-- Start of Given information --
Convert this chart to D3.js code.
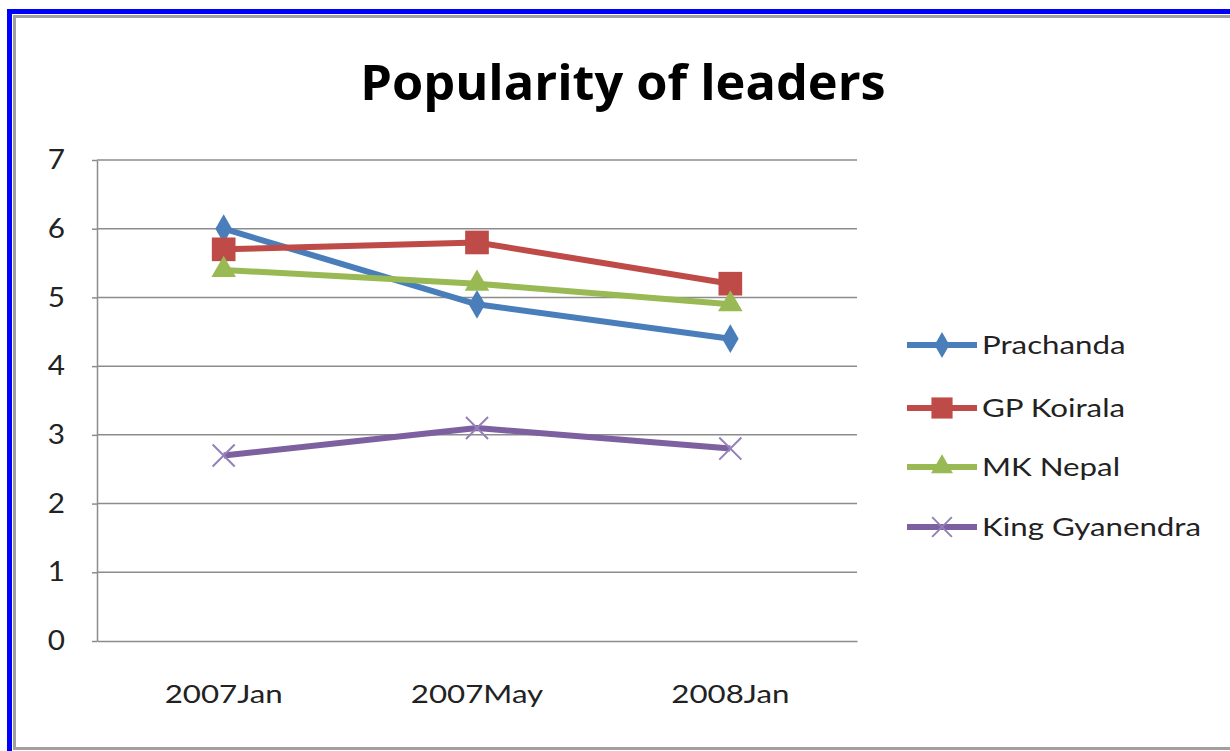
<!doctype html>
<html lang="en">
<head>
	<meta charset="UTF-8">
	<title>Popularity of leaders</title>
	<style>
		body { margin: 0; background: #fff; }
		svg { display: block; }
		.grid line { stroke: #8c8c8c; stroke-width: 1.5; }
		.axis text { font-family: Lato, "Open Sans", sans-serif; font-size: 25px; fill: #222; }
		.axis path, .axis line { stroke: #8c8c8c; stroke-width: 1.5; }
		.legend text { font-family: Lato, "Open Sans", sans-serif; font-size: 25px; fill: #222; }
	</style>
	<script src="https://cdn.jsdelivr.net/npm/d3@7/dist/d3.min.js"></script>
</head>
<body>
<svg width="1230" height="751"></svg>
<script>
// data
var categories = ['2007Jan', '2007May', '2008Jan'];
var seriesNames = ['Prachanda', 'GP Koirala', 'MK Nepal', 'King Gyanendra'];
var prachanda = [6.0, 4.9, 4.4];
var koirala = [5.7, 5.8, 5.2];
var nepal = [5.4, 5.2, 4.9];
var gyanendra = [2.7, 3.1, 2.8];
var yTicks = [0, 1, 2, 3, 4, 5, 6, 7];

var colors = ['#4a7ebb', '#be4b48', '#98b954', '#7d60a0'];
var symbols = [d3.symbolDiamond, d3.symbolSquare, d3.symbolTriangle, d3.symbolX];
var symSizes = [240, 560, 260, 320];
var values = [prachanda, koirala, nepal, gyanendra];

var svg = d3.select('svg');

// the original picture is a bit stretched sideways, widen the text to match
function stretch(sel, k) {
	sel.each(function() {
		var w = this.getComputedTextLength();
		d3.select(this).attr('textLength', w * k).attr('lengthAdjust', 'spacingAndGlyphs');
	});
}

// frame
svg.append('rect').attr('x', 14.5).attr('y', 16.5).attr('width', 1230).attr('height', 732)
	.attr('fill', 'none').attr('stroke', '#a0a0a0').attr('stroke-width', 3);
svg.append('line').attr('x1', 9.5).attr('x2', 9.5).attr('y1', 9).attr('y2', 751)
	.attr('stroke', '#0000ff').attr('stroke-width', 5);
svg.append('line').attr('x1', 7).attr('x2', 1230).attr('y1', 11.5).attr('y2', 11.5)
	.attr('stroke', '#0000ff').attr('stroke-width', 5);

var title = svg.append('text')
	.attr('x', 623).attr('y', 100)
	.attr('text-anchor', 'middle')
	.attr('font-family', '"Open Sans", sans-serif')
	.attr('font-weight', 'bold')
	.attr('font-size', 49)
	.attr('fill', '#000')
	.text('Popularity of leaders');
stretch(title, 1.03);

var margin = {left: 97, top: 160, right: 857, bottom: 641};

var x = d3.scaleBand().domain(categories).range([margin.left, margin.right]);
var y = d3.scaleLinear().domain([0, 7]).range([margin.bottom, margin.top]);

// gridlines
svg.append('g').attr('class', 'grid')
	.selectAll('line').data(yTicks.slice(1)).join('line')
	.attr('x1', margin.left).attr('x2', margin.right)
	.attr('y1', function(d) { return y(d); }).attr('y2', function(d) { return y(d); });

var yAxis = svg.append('g').attr('class', 'axis')
	.attr('transform', 'translate(' + margin.left + ',0)')
	.call(d3.axisLeft(y).tickValues(yTicks).tickFormat(d3.format('d'))
		.tickSize(5).tickSizeOuter(0).tickPadding(27));
yAxis.selectAll('text').style('font-size', '27px');
stretch(yAxis.selectAll('text'), 1.1);

var xAxis = svg.append('g').attr('class', 'axis')
	.attr('transform', 'translate(0,' + margin.bottom + ')')
	.call(d3.axisBottom(x).tickSize(0).tickPadding(44));
stretch(xAxis.selectAll('text'), 1.25);

var line = d3.line()
	.x(function(d, i) { return x(categories[i]) + x.bandwidth() / 2; })
	.y(function(d) { return y(d); });

values.forEach(function(vals, s) {
	var g = svg.append('g');
	g.append('path')
		.datum(vals)
		.attr('fill', 'none')
		.attr('stroke', colors[s])
		.attr('stroke-width', 6)
		.attr('stroke-linejoin', 'round')
		.attr('d', line);
	g.selectAll('path.m').data(vals).join('path')
		.attr('class', 'm')
		.attr('transform', function(d, i) {
			return 'translate(' + (x(categories[i]) + x.bandwidth() / 2) + ',' + y(d) + ')';
		})
		.attr('d', d3.symbol().type(symbols[s]).size(symSizes[s]))
		.attr('fill', colors[s])
		.attr('stroke', s === 3 ? '#9580b8' : 'none')
		.attr('stroke-width', 2);
});

// legend
var legendY = [345, 408, 467, 527];
var legend = svg.append('g').attr('class', 'legend');
seriesNames.forEach(function(name, s) {
	var ly = legendY[s];
	legend.append('line')
		.attr('x1', 907).attr('x2', 977).attr('y1', ly).attr('y2', ly)
		.attr('stroke', colors[s]).attr('stroke-width', 6);
	legend.append('path')
		.attr('transform', 'translate(942,' + ly + ')')
		.attr('d', d3.symbol().type(symbols[s]).size(symSizes[s] * 0.8))
		.attr('fill', colors[s])
		.attr('stroke', s === 3 ? '#9580b8' : 'none')
		.attr('stroke-width', 2);
	var t = legend.append('text')
		.attr('x', 982).attr('y', ly)
		.attr('dy', '0.36em')
		.text(name);
	stretch(t, 1.25);
});
</script>
</body>
</html>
-- End of Given information --
Problem —
Using the listing above, pick out each line that contains the word "this", then copy it.

Final result —
Convert this chart to D3.js code.
		var w = this.getComputedTextLength();
		d3.select(this).attr('textLength', w * k).attr('lengthAdjust', 'spacingAndGlyphs');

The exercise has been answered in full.